Artemis Global Growth fund manager Peter Saacke is increasing his exposure to American regional banks after shifting from emerging market holdings.

The manager has credited this timely move from emerging markets and China to Europe and the US as the core reason behind his recent outperformance.

Mr Saacke, who has managed the £433m fund for 12 years, said he was increasing his exposure to regional US banks due to the fact they were trading on “pedestrian valuations [in spite of] solid returns on equity” and “enjoying a very pleasant tailwind”.

The banks in question, two of which are Berkshire Hills Bancorp and Great Western Bancorp, focus on retail and business banking and only operate in a handful of states in the country.

Berkshire Hills Bancorp’s share price has increased by 11.7 per cent since the start of this year, while Great Western Bancorp’s stock has risen 28 per cent.

The manager said banking regulations in the US had become a growing issue for larger institutions, whereas these regional banks operated on a much smaller scale and were not subject to the same rules as those deemed ‘systemic’. This had allowed them to gain market share.

Mr Saacke said his move to shift money from China to the US and Europe had paid off, given he had reduced his China overweight from 10 percentage points down to two by late spring, ahead of the country’s equity sell-off in summer.

“Emerging markets are still a positive contributor, but I started taking profits in April and May,” he said.

“By summer, we had materially reduced our overweight, so that was an interesting driver [of outperformance].”

Even though Chinese stocks had rallied sharply in the 12 months prior to summer, Mr Saacke said he had previously been building a position in the belief that certain shares were materially undervalued.

But by April he had become less convinced that other investors agreed.

“Value played a role [in my decision],” he said.

“Generally, investor sentiment to China was negative –which appealed.
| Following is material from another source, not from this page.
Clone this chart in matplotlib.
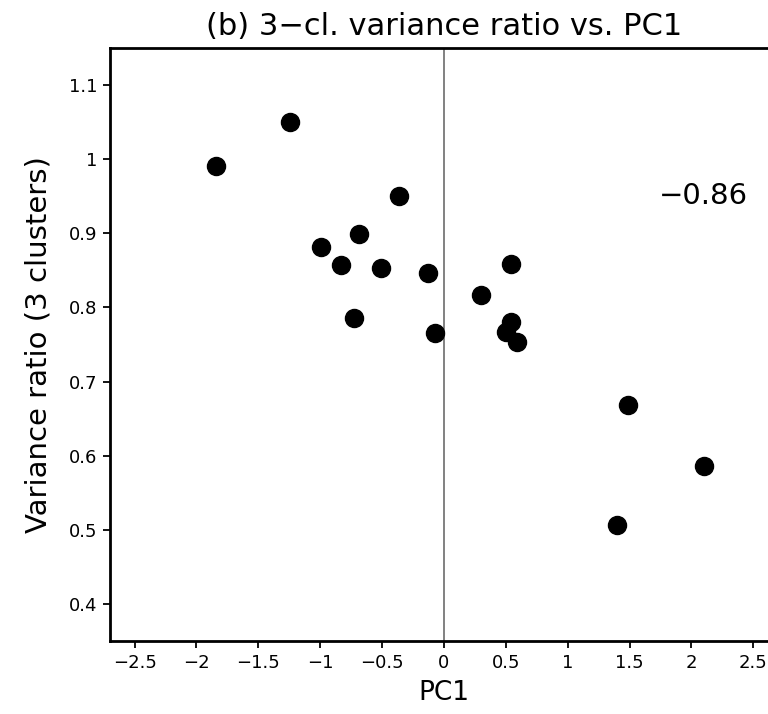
import matplotlib
matplotlib.use("Agg")
import matplotlib.pyplot as plt

# PC1 score and 3-cluster variance ratio
pc1 = [-1.84, -1.24, -0.36, -0.69, -0.99, -0.83, -0.51, -0.13, -0.73, -0.07,
       0.54, 0.30, 0.54, 0.50, 0.59, 1.49, 2.10, 1.40]
var_ratio = [0.991, 1.050, 0.951, 0.899, 0.881, 0.857, 0.853, 0.847, 0.786, 0.766,
             0.859, 0.817, 0.780, 0.767, 0.754, 0.668, 0.586, 0.506]
corr_label = "\u22120.86"

xticks = [-2.5, -2, -1.5, -1, -0.5, 0, 0.5, 1, 1.5, 2, 2.5]
xticklabels = ["\u22122.5", "\u22122", "\u22121.5", "\u22121", "\u22120.5", "0",
               "0.5", "1", "1.5", "2", "2.5"]
yticks = [0.4, 0.5, 0.6, 0.7, 0.8, 0.9, 1.0, 1.1]
yticklabels = ["0.4", "0.5", "0.6", "0.7", "0.8", "0.9", "1", "1.1"]

fig = plt.figure(figsize=(7.68, 7.14), dpi=100)
ax = fig.add_axes([0.143, 0.1022, 0.870, 0.8306])

ax.axvline(0, color="#777777", lw=1.3, zorder=1)
ax.plot(pc1, var_ratio, "o", color="black", markersize=13, zorder=3)

ax.set_xlim(-2.7, 2.7)
ax.set_ylim(0.35, 1.15)
ax.set_xticks(xticks)
ax.set_xticklabels(xticklabels)
ax.set_yticks(yticks)
ax.set_yticklabels(yticklabels)
ax.tick_params(direction="out", length=5, width=1.3, labelsize=13, pad=4)

for sp in ax.spines.values():
    sp.set_linewidth(2)

ax.text(2.1, 0.95, corr_label, ha="center", va="center", fontsize=21)
ax.set_title("(b) 3\u2212cl. variance ratio vs. PC1", fontsize=22, pad=9)
ax.set_xlabel("PC1", fontsize=19, labelpad=6)
ax.set_ylabel("Variance ratio (3 clusters)", fontsize=21, labelpad=12)

fig.savefig("out.png", dpi=100)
There were companies growing earnings within the Chinese market, but there was a discrepancy between valuations, which signalled things were going to go horribly wrong.”

In the six months to September 30, the fund outperformed the Investment Association Global sector by 2.6 per cent, data from FE Analytics shows.

Mr Saacke put this achievement down to his defensive shift from China to developed markets.

The manager has taken capital out of cyclical sectors – construction, chemicals and industrials – and has moved it towards healthcare, telecommunication and utility companies.

He has also begun increasing exposure to value stocks, and said he was “practically certain” that equity markets would begin rewarding value investors again after years of punishment.

He highlighted Samsung and China Construction Bank, in particular. The latter had a price-to-earnings ratio lower than its dividend yield, which was a rarity among stocks, he noted.

At the end of September the fund had 48.7 per cent in North America, 26 per cent in Europe and 13.5 per cent in emerging markets, according to Artemis.

Mr Saacke’s fund delivered 58.5 per cent in the three years to November 16, compared with the average return of 34.7 per cent for the IA Global sector, FE Analytics data shows.